I remember, as a child, when an Interstate highway replaced the winding two-lane that snaked through the countryside from Kansas City to St. Louis. I-70 was safer and faster. It was certainly more efficient for getting goods to market and people to see this vast country of ours.
There was a downside, though. Millions of small towns were left off the Interstate Highway map and off ramps became generic McDonalds, Subways, and BP's. Every stop was a “Groundhog Day” of the same views and the same stores.
Its way past due to rectify the downside of the Interstate Highway System—its lost towns, its boring repetition—and develop a system that would stimulate jobs and increase civic pride, recreational opportunity, and good health.
Enter the Interstate Bikeway System...
Existing railtrails would be linked by utilizing unused railroad beds/bridges and covering them with the fine gravel that packs to a hard surface.
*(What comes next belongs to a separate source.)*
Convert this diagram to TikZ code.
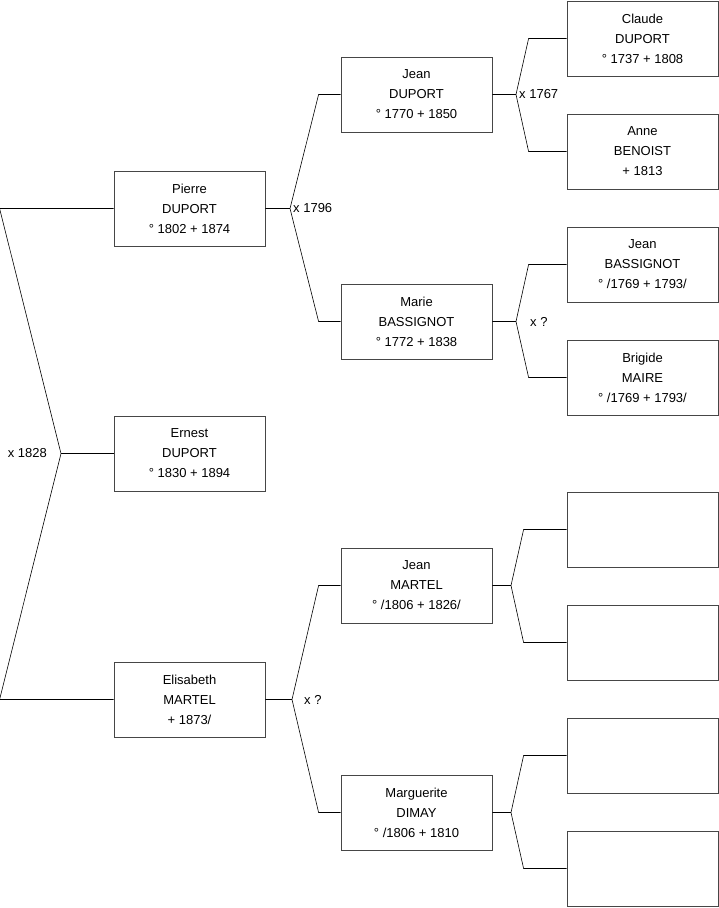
\documentclass[tikz,border=0pt]{standalone}
\usepackage{fontspec}
\setmainfont{Liberation Sans}
\usetikzlibrary{positioning}
\definecolor{frame}{RGB}{70,70,70}

\begin{document}
\begin{tikzpicture}[x=1pt,y=-1pt,
    person/.style={draw=frame,line width=0.8pt,fill=white,
                minimum width=151pt,minimum height=75pt,inner sep=0pt,
                font=\fontsize{13}{20}\selectfont,align=center},
    link/.style={draw=black,line width=0.6pt},
    union/.style={font=\fontsize{13}{15}\selectfont,inner sep=1pt}]
    \useasboundingbox (0,0) rectangle (719,908);
    % generation 1
    \node[person] (pierre)    at (189.5,208.5) {Pierre\\DUPORT\\° 1802 + 1874};
    \node[person] (ernest)    at (189.5,453.5) {Ernest\\DUPORT\\° 1830 + 1894};
    \node[person] (elisabeth) at (189.5,699.5) {Elisabeth\\MARTEL\\+ 1873/};
    % generation 2
    \node[person] (jeanD)      at (416.5,94.5)  {Jean\\DUPORT\\° 1770 + 1850};
    \node[person] (marie)      at (416.5,321.5) {Marie\\BASSIGNOT\\° 1772 + 1838};
    \node[person] (jeanM)      at (416.5,585.5) {Jean\\MARTEL\\° /1806 + 1826/};
    \node[person] (marguerite) at (416.5,812.5) {Marguerite\\DIMAY\\° /1806 + 1810};
    % generation 3
    \node[person] (claude)  at (642.5,38.5)  {Claude\\DUPORT\\° 1737 + 1808};
    \node[person] (anne)    at (642.5,151.5) {Anne\\BENOIST\\+ 1813};
    \node[person] (jeanB)   at (642.5,264.5) {Jean\\BASSIGNOT\\° /1769 + 1793/};
    \node[person] (brigide) at (642.5,377.5) {Brigide\\MAIRE\\° /1769 + 1793/};
    \node[person] (e1) at (642.5,529.5) {};
    \node[person] (e2) at (642.5,642.5) {};
    \node[person] (e3) at (642.5,755.5) {};
    \node[person] (e4) at (642.5,868.5) {};
    % forks
    \coordinate (f0) at (61,453.5);
    \coordinate (f1) at (290,208.5);
    \coordinate (f2) at (516,94.5);
    \coordinate (f3) at (516,321.5);
    \coordinate (f4) at (292,699.5);
    \coordinate (f5) at (511,585.5);
    \coordinate (f6) at (511,812.5);
    \draw[link] (pierre.west) -- ([xshift=-114pt]pierre.west) -- (f0)
      -- ([xshift=-114pt]elisabeth.west) -- (elisabeth.west);
    \draw[link] (f0) -- (ernest.west);
    \foreach \p/\f/\u/\d/\g in {pierre/f1/jeanD/marie/22pt,jeanD/f2/claude/anne/38pt,
        marie/f3/jeanB/brigide/38pt,elisabeth/f4/jeanM/marguerite/22pt,
        jeanM/f5/e1/e2/43pt,marguerite/f6/e3/e4/43pt}
      \draw[link] (\p.east) -- (\f)
        (\u.west) -- ([xshift=-\g]\u.west) -- (\f) -- ([xshift=-\g]\d.west) -- (\d.west);
    % marriages
    \node[union,left=13pt of f0,anchor=east] {x 1828};
    \node[union,right=2pt of f1,anchor=west] {x 1796};
    \node[union,right=2pt of f2,anchor=west] {x 1767};
    \node[union,right=13pt of f3,anchor=west] {x ?};
    \node[union,right=11pt of f4,anchor=west] {x ?};
  \end{tikzpicture}
\end{document}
The new railtrails would be planned to run through economically depressed towns. With a matching grant, each town would plan, build, and maintain their section of the trail with a theme reflecting the unique history and culture of the area. Spurs from the trail to the town's commercial offerings could bring visitors and allow easy access for citizens.
The result would be a “patchwork quilt” of unique opportunity for recreational exploration, stimulation of local economies, and exercise.
In Congressional District 2, linking the existing bike trails of Hamilton County with a bikeway system that winds through Clermont, Brown, Highland, Adams, Scioto, Pike, and Ross counties could create a recreation destination for RVers repositioning from the North to Florida in the Spring and Fall, summer visitors from other states, and year-round visitors from Cincinnati and Columbus.
The cost of the matching grants would be small compared to the benefits to the towns of the southern Ohio Appalachian region. Maximum taxpayer value!